WITH approx_results AS ( SELECT query.publication_number AS query_publication_number, base.publication_number AS base_publication_number FROM VECTOR_SEARCH( TABLE vector_search.patents, 'embedding_v1', TABLE vector_search.patents2, top_k => 5, distance_type => 'COSINE', options => '{"fraction_lists_to_search": 0.005}') ), exact_results AS ( SELECT query.publication_number AS query_publication_number, base.publication_number AS base_publication_number FROM VECTOR_SEARCH( TABLE vector_search.patents, 'embedding_v1', TABLE vector_search.patents2, top_k => 5, distance_type => 'COSINE', options => '{"use_brute_force":true}') ) SELECT a.query_publication_number, SUM(CASE WHEN a.base_publication_number = e.base_publication_number THEN 1 ELSE 0 END) / 5 AS recall FROM exact_results e LEFT JOIN approx_results a ON e.query_publication_number = a.query_publication_number GROUP BY a.query_publication_number
If the recall is lower than you would like, you can increase the
fraction_lists_to_search
value, with the downside of potentially higher
latency and resource usage.
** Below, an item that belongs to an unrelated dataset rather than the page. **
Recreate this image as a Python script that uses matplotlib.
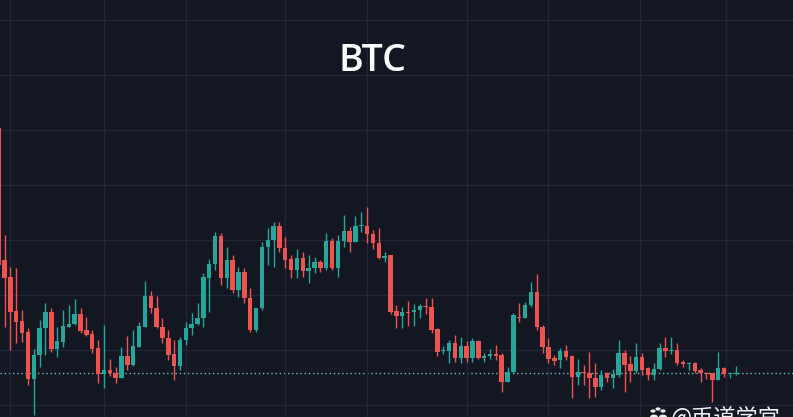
import matplotlib.pyplot as plt
from matplotlib.patches import Circle

# candle data (arbitrary price units, no axis shown)
opens = [289, 157, 140, 106, 96, 85, 38, 62, 89, 105, 68, 75, 90, 93, 103, 87, 83, 69, 43, 47,
         44, 39, 61, 52, 70, 90, 121, 109, 90, 79, 63, 51, 77, 89, 93, 99, 139, 153, 181, 139,
         157, 127, 145, 119, 87, 109, 170, 177, 191, 169, 158, 147, 159, 146, 149, 155, 149, 176, 149, 176,
         186, 175, 191, 191, 183, 174, 159, 162, 106, 101, 105, 105, 107, 111, 110, 88, 66, 66, 74, 59,
         71, 59, 76, 59, 61, 63, 62, 35, 45, 100, 99, 112, 125, 90, 70, 59, 57, 66, 61, 40,
         45, 44, 39, 30, 44, 39, 42, 64, 53, 46, 60, 49, 42, 48, 69, 66, 67, 55, 53, 54,
         47, 44, 44, 37, 49, 43, 43]
highs = [292, 182, 150, 149, 107, 89, 68, 97, 114, 109, 90, 107, 112, 118, 109, 100, 87, 77, 92, 58,
         50, 70, 81, 87, 95, 136, 126, 121, 99, 87, 77, 80, 95, 104, 114, 144, 158, 185, 184, 170,
         162, 150, 149, 129, 109, 175, 189, 195, 195, 180, 162, 168, 165, 162, 160, 157, 184, 179, 182, 202,
         190, 201, 205, 210, 187, 189, 165, 162, 112, 110, 116, 113, 113, 119, 119, 89, 71, 77, 82, 80,
         76, 79, 77, 64, 68, 72, 64, 50, 104, 114, 115, 135, 143, 92, 79, 62, 69, 72, 62, 58,
         52, 65, 54, 47, 45, 48, 77, 67, 61, 74, 64, 50, 54, 74, 80, 80, 74, 57, 55, 55,
         49, 45, 44, 65, 50, 44, 51]
lows = [147, 90, 67, 74, 75, 32, 2, 50, 62, 65, 60, 70, 90, 92, 84, 81, 64, 34, 29, 41,
        34, 39, 47, 51, 70, 90, 104, 89, 74, 57, 37, 47, 72, 82, 92, 90, 105, 147, 132, 129,
        124, 120, 114, 85, 85, 107, 152, 150, 165, 149, 139, 139, 140, 134, 144, 145, 147, 147, 140, 170,
        165, 175, 185, 174, 168, 158, 155, 103, 89, 89, 91, 91, 99, 103, 84, 61, 63, 54, 55, 54,
        55, 55, 58, 55, 58, 57, 25, 35, 44, 95, 99, 110, 87, 64, 54, 52, 49, 57, 19, 32,
        32, 19, 20, 27, 35, 29, 40, 25, 35, 44, 42, 37, 37, 47, 60, 63, 52, 50, 47, 44,
        35, 38, 15, 37, 40, 39, 42]
closes = [152, 139, 105, 95, 84, 38, 62, 89, 105, 68, 76, 91, 93, 103, 86, 82, 68, 43, 47, 44,
          39, 61, 52, 71, 91, 121, 109, 90, 79, 62, 51, 77, 89, 93, 99, 140, 153, 181, 139, 157,
          127, 145, 119, 87, 109, 170, 177, 191, 169, 157, 147, 159, 146, 149, 155, 149, 176, 149, 176, 186,
          175, 191, 192, 183, 174, 159, 161, 105, 101, 105, 104, 107, 111, 110, 87, 65, 67, 74, 59, 71,
          59, 76, 59, 61, 63, 61, 35, 45, 102, 99, 112, 125, 90, 70, 58, 56, 66, 60, 40, 45,
          44, 39, 30, 42, 39, 43, 64, 52, 46, 60, 47, 42, 48, 69, 66, 67, 54, 53, 54, 46,
          44, 43, 37, 49, 43, 44, 44]

# vertical grid positions (candle index) and horizontal grid levels
grid_x = [2, 18, 32, 49, 63, 80, 94, 109.6, 124.3]
grid_y = [12, 67, 122, 177, 232, 287, 342, 397]

up_color = '#26a69a'
down_color = '#ef5350'
bg_color = '#131722'
grid_color = '#21263a'

fig = plt.figure(figsize=(7.93, 4.17), dpi=100)
fig.patch.set_facecolor(bg_color)
ax = fig.add_axes([0, 0, 1, 1])
ax.set_facecolor(bg_color)

idx = list(range(len(opens)))
colors = [up_color if c >= o else down_color for o, c in zip(opens, closes)]
bottoms = [min(o, c) for o, c in zip(opens, closes)]
heights = [max(abs(c - o), 0.8) for o, c in zip(opens, closes)]

# wicks then bodies
ax.vlines(idx, lows, highs, colors=colors, linewidth=1, zorder=2)
ax.bar(idx, heights, bottom=bottoms, width=0.76, color=colors, linewidth=0, zorder=3)

# last price line
ax.axhline(closes[-1], color='#6fc0b6', linestyle=(0, (1, 2)), linewidth=1, zorder=1)

ax.set_xlim(0.23, 135.8)
ax.set_ylim(0, 417)
ax.set_xticks(grid_x)
ax.set_yticks(grid_y)
ax.tick_params(length=0, labelbottom=False, labelleft=False)
ax.grid(True, color=grid_color, linewidth=1, zorder=0)
for s in ax.spines.values():
    s.set_visible(False)

fig.text(372 / 793, 1 - 61 / 417, 'BTC', ha='center', va='center', fontsize=27,
         color='white', family='Open Sans', fontweight='semibold')

# watermark (cut off at the bottom edge, as in the source)
fig.text(671 / 793, 1 - 405 / 417, '@币道学宫', ha='left', va='top', fontsize=16,
         color='#f0f0f0', family=['Noto Sans CJK SC', 'DejaVu Sans'])
for cx, cy, r in [(653, 411, 1.8), (658, 409, 1.8), (663, 411, 1.8), (654, 417, 3.2), (663, 417, 3.2)]:
    fig.patches.append(Circle((cx / 793, 1 - cy / 417), r / 793, transform=fig.transFigure,
                              color='#f0f0f0', zorder=5))

fig.savefig('out.png', dpi=100, facecolor=bg_color)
To tune your vector search, you can try multiple
runs of VECTOR_SEARCH
with different argument values, save the results to
tables, and then compare the results.
Clean up
- In the Google Cloud console, go to the Manage resources page.
- In the project list, select the project that you want to delete, and then click Delete.
- In the dialog, type the project ID, and then click Shut down to delete the project.